There has also been a closing of a gap between where property owners and insurers value properties, Ribot said. A softer insurance market in the past five years gave owners the ability to secure policies with outdated appraisals, but underwriters began scrutinizing valuations in 2022. The mismatch was wide, he said, and involved upward modifications on asset values between 20% and 50%. 

“If the statements and values didn’t seem real, the [excess and surplus] underwriters were so inundated that, while they didn’t throw those straight into the bin, they certainly weren’t at the top of the pile,” he said. 

While shifting market dynamics and a quiet hurricane season in South Florida will help to provide some stability to the regional marketplace, insurance experts said rising severe weather activity across the United States is creating uncertainty in the broader market and pushing rates up nationally. 
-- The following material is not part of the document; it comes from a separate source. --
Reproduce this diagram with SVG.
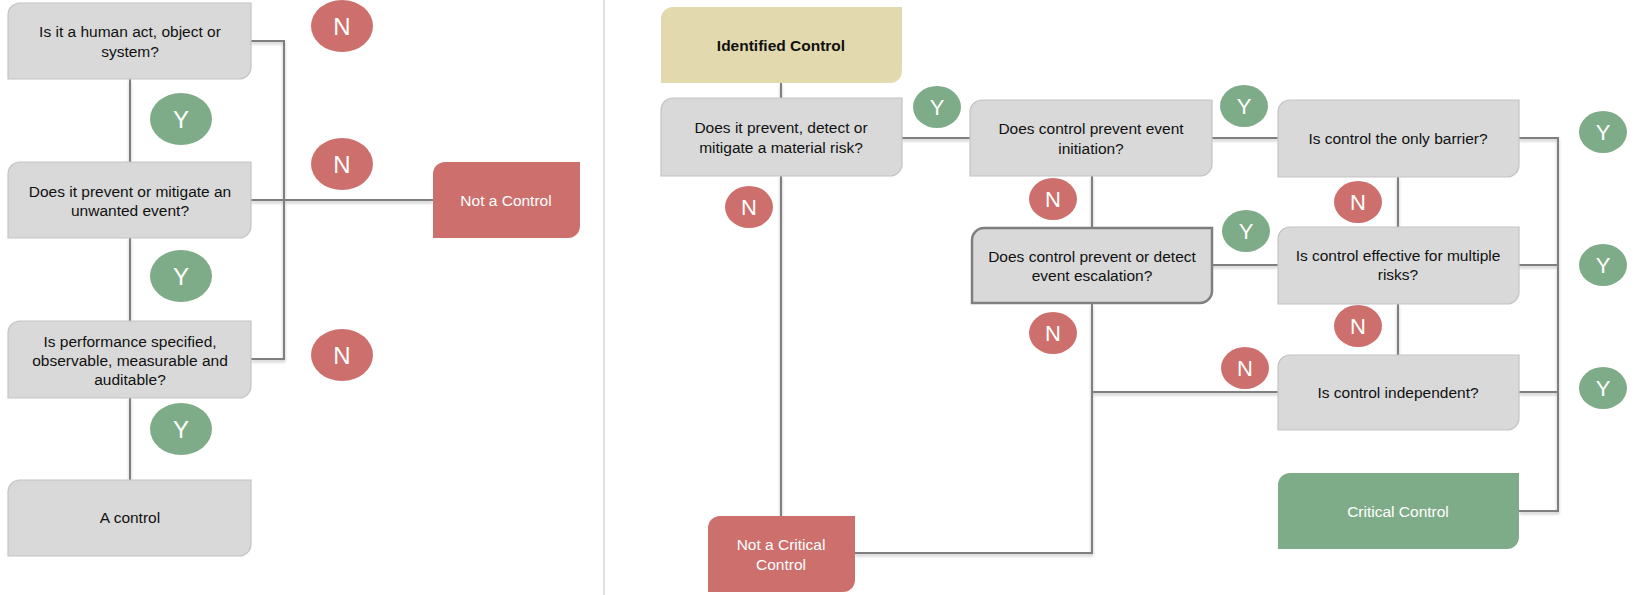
<svg xmlns="http://www.w3.org/2000/svg" width="1635" height="595" viewBox="0 0 1635 595">
<defs>
<style>
.box{fill:#D9D9D9;stroke:#C3C3C3;stroke-width:1.2}
.esc{fill:#D9D9D9;stroke:#7F7F7F;stroke-width:2.5}
.red{fill:#CD6F6D}
.grn{fill:#7FAC88}
.tan{fill:#E2D9AE}
.t{font-family:"Liberation Sans",Arial,sans-serif;font-size:15.5px;fill:#111;text-anchor:middle}
.tw{font-family:"Liberation Sans",Arial,sans-serif;font-size:15.5px;fill:#fff;text-anchor:middle}
.tb{font-family:"Liberation Sans",Arial,sans-serif;font-size:15.5px;font-weight:bold;fill:#111;text-anchor:middle}
.c{font-family:"Liberation Sans",Arial,sans-serif;font-size:24px;fill:#fff;text-anchor:middle}
.cs{font-family:"Liberation Sans",Arial,sans-serif;font-size:22px;fill:#fff;text-anchor:middle}
.ln{fill:none;stroke:#7F7F7F;stroke-width:2}
</style>
<filter id="sh" x="-5%" y="-5%" width="110%" height="120%">
<feDropShadow dx="0" dy="2" stdDeviation="1.5" flood-color="#000" flood-opacity="0.25"/>
</filter>
</defs>
<rect width="1635" height="595" fill="#fff"/>
<line x1="604" y1="0" x2="604" y2="595" stroke="#D6D6D6" stroke-width="1.5"/>

<g id="connectors" class="ln" filter="url(#sh)">
<path d="M130,79 V162 M130,238 V321 M130,398 V480"/>
<path d="M251,41 H284 V359 H251"/>
<path d="M251,200 H433"/>
<path d="M781,83 V98"/>
<path d="M902,138 H970"/>
<path d="M1212,138 H1278"/>
<path d="M1519,138 H1558 V511 H1519"/>
<path d="M781,176 V516"/>
<path d="M1092,176 V228"/>
<path d="M1212,265 H1278"/>
<path d="M1519,265 H1558"/>
<path d="M1398,177 V227"/>
<path d="M1398,304 V355"/>
<path d="M1092,304 V553 H855"/>
<path d="M1092,392 H1278"/>
<path d="M1519,392 H1558"/>
</g>

<g id="q1">
<path class="box" d="M20,3 H251 V67 A12,12 0 0 1 239,79 H8 V15 A12,12 0 0 1 20,3 Z"/>
<text class="t" x="130" y="37">Is it a human  act, object or</text>
<text class="t" x="130" y="57">system?</text>
</g>
<g id="q2">
<path class="box" d="M20,162 H251 V226 A12,12 0 0 1 239,238 H8 V174 A12,12 0 0 1 20,162 Z"/>
<text class="t" x="130" y="197">Does it prevent or mitigate  an</text>
<text class="t" x="130" y="216">unwanted  event?</text>
</g>
<g id="q3">
<path class="box" d="M20,321 H251 V386 A12,12 0 0 1 239,398 H8 V333 A12,12 0 0 1 20,321 Z"/>
<text class="t" x="130" y="347">Is performance specified,</text>
<text class="t" x="130" y="366">observable,  measurable  and</text>
<text class="t" x="130" y="385">auditable?</text>
</g>
<g id="acontrol">
<path class="box" d="M20,480 H251 V544 A12,12 0 0 1 239,556 H8 V492 A12,12 0 0 1 20,480 Z"/>
<text class="t" x="130" y="523">A control</text>
</g>
<g id="notacontrol">
<path class="red" d="M445,162 H580 V226 A12,12 0 0 1 568,238 H433 V174 A12,12 0 0 1 445,162 Z"/>
<text class="tw" x="506" y="206">Not  a Control</text>
</g>

<g id="left-labels">
<ellipse class="grn" cx="181" cy="119" rx="31" ry="26"/><text class="c" x="181" y="128">Y</text>
<ellipse class="grn" cx="181" cy="276" rx="31" ry="26"/><text class="c" x="181" y="285">Y</text>
<ellipse class="grn" cx="181" cy="429" rx="31" ry="26"/><text class="c" x="181" y="438">Y</text>
<ellipse class="red" cx="342" cy="26" rx="31" ry="26"/><text class="c" x="342" y="35">N</text>
<ellipse class="red" cx="342" cy="164" rx="31" ry="26"/><text class="c" x="342" y="173">N</text>
<ellipse class="red" cx="342" cy="355" rx="31" ry="26"/><text class="c" x="342" y="364">N</text>
</g>

<g id="identified">
<path class="tan" d="M673,7 H902 V71 A12,12 0 0 1 890,83 H661 V19 A12,12 0 0 1 673,7 Z"/>
<text class="tb" x="781" y="51">Identified  Control</text>
</g>
<g id="material">
<path class="box" d="M673,98 H902 V164 A12,12 0 0 1 890,176 H661 V110 A12,12 0 0 1 673,98 Z"/>
<text class="t" x="781" y="133">Does it prevent, detect or</text>
<text class="t" x="781" y="153">mitigate  a material risk?</text>
</g>
<g id="initiation">
<path class="box" d="M982,100 H1212 V164 A12,12 0 0 1 1200,176 H970 V112 A12,12 0 0 1 982,100 Z"/>
<text class="t" x="1091" y="134">Does  control prevent  event</text>
<text class="t" x="1091" y="154">initiation?</text>
</g>
<g id="escalation">
<path class="esc" d="M984,228 H1212 V291 A12,12 0 0 1 1200,303 H972 V240 A12,12 0 0 1 984,228 Z"/>
<text class="t" x="1092" y="262">Does  control prevent  or detect</text>
<text class="t" x="1092" y="281">event  escalation?</text>
</g>
<g id="barrier">
<path class="box" d="M1290,100 H1519 V165 A12,12 0 0 1 1507,177 H1278 V112 A12,12 0 0 1 1290,100 Z"/>
<text class="t" x="1398" y="144">Is control the  only barrier?</text>
</g>
<g id="multiple">
<path class="box" d="M1290,227 H1519 V292 A12,12 0 0 1 1507,304 H1278 V239 A12,12 0 0 1 1290,227 Z"/>
<text class="t" x="1398" y="261">Is control effective  for multiple</text>
<text class="t" x="1398" y="280">risks?</text>
</g>
<g id="independent">
<path class="box" d="M1290,355 H1519 V418 A12,12 0 0 1 1507,430 H1278 V367 A12,12 0 0 1 1290,355 Z"/>
<text class="t" x="1398" y="398">Is control independent?</text>
</g>
<g id="critical">
<path class="grn" d="M1290,473 H1519 V537 A12,12 0 0 1 1507,549 H1278 V485 A12,12 0 0 1 1290,473 Z"/>
<text class="tw" x="1398" y="517">Critical Control</text>
</g>
<g id="notcritical">
<path class="red" d="M720,516 H855 V580 A12,12 0 0 1 843,592 H708 V528 A12,12 0 0 1 720,516 Z"/>
<text class="tw" x="781" y="550">Not a Critical</text>
<text class="tw" x="781" y="570">Control</text>
</g>

<g id="right-labels">
<ellipse class="grn" cx="937" cy="107" rx="24" ry="21"/><text class="cs" x="937" y="115">Y</text>
<ellipse class="grn" cx="1244" cy="106" rx="24" ry="21"/><text class="cs" x="1244" y="114">Y</text>
<ellipse class="grn" cx="1246" cy="231" rx="24" ry="21"/><text class="cs" x="1246" y="239">Y</text>
<ellipse class="grn" cx="1603" cy="132" rx="24" ry="21"/><text class="cs" x="1603" y="140">Y</text>
<ellipse class="grn" cx="1603" cy="265" rx="24" ry="21"/><text class="cs" x="1603" y="273">Y</text>
<ellipse class="grn" cx="1603" cy="388" rx="24" ry="21"/><text class="cs" x="1603" y="396">Y</text>
<ellipse class="red" cx="749" cy="207" rx="24" ry="21"/><text class="cs" x="749" y="215">N</text>
<ellipse class="red" cx="1053" cy="199" rx="24" ry="21"/><text class="cs" x="1053" y="207">N</text>
<ellipse class="red" cx="1053" cy="333" rx="24" ry="21"/><text class="cs" x="1053" y="341">N</text>
<ellipse class="red" cx="1358" cy="202" rx="24" ry="21"/><text class="cs" x="1358" y="210">N</text>
<ellipse class="red" cx="1358" cy="326" rx="24" ry="21"/><text class="cs" x="1358" y="334">N</text>
<ellipse class="red" cx="1245" cy="368" rx="24" ry="21"/><text class="cs" x="1245" y="376">N</text>
</g>
</svg>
All 10 of Florida’s largest commercial insurance providers, which accounted for 52% of all policies at the end of 2022, have risk exposure outside of Florida, and the country has already seen a record number of losses from storms this year. 

There were 25 separate weather or climate events through October where losses exceeded $1B, the most since 1980, when the National Oceanic and Atmospheric Administration began tracking such occurrences. Between 1980 and 2022, the average number of severe events was 8.1 per year. 

“Although it’s fun to blame Florida, the issue actually is not Florida. The issue is the volatility in weather-related losses outside of hurricanes,” Lombardo said. “The bigger issue is the volatility — the frequency and severity of nonmodeled events — and underwriters trying to play catch-up every year to these losses that they weren't expecting to pay.”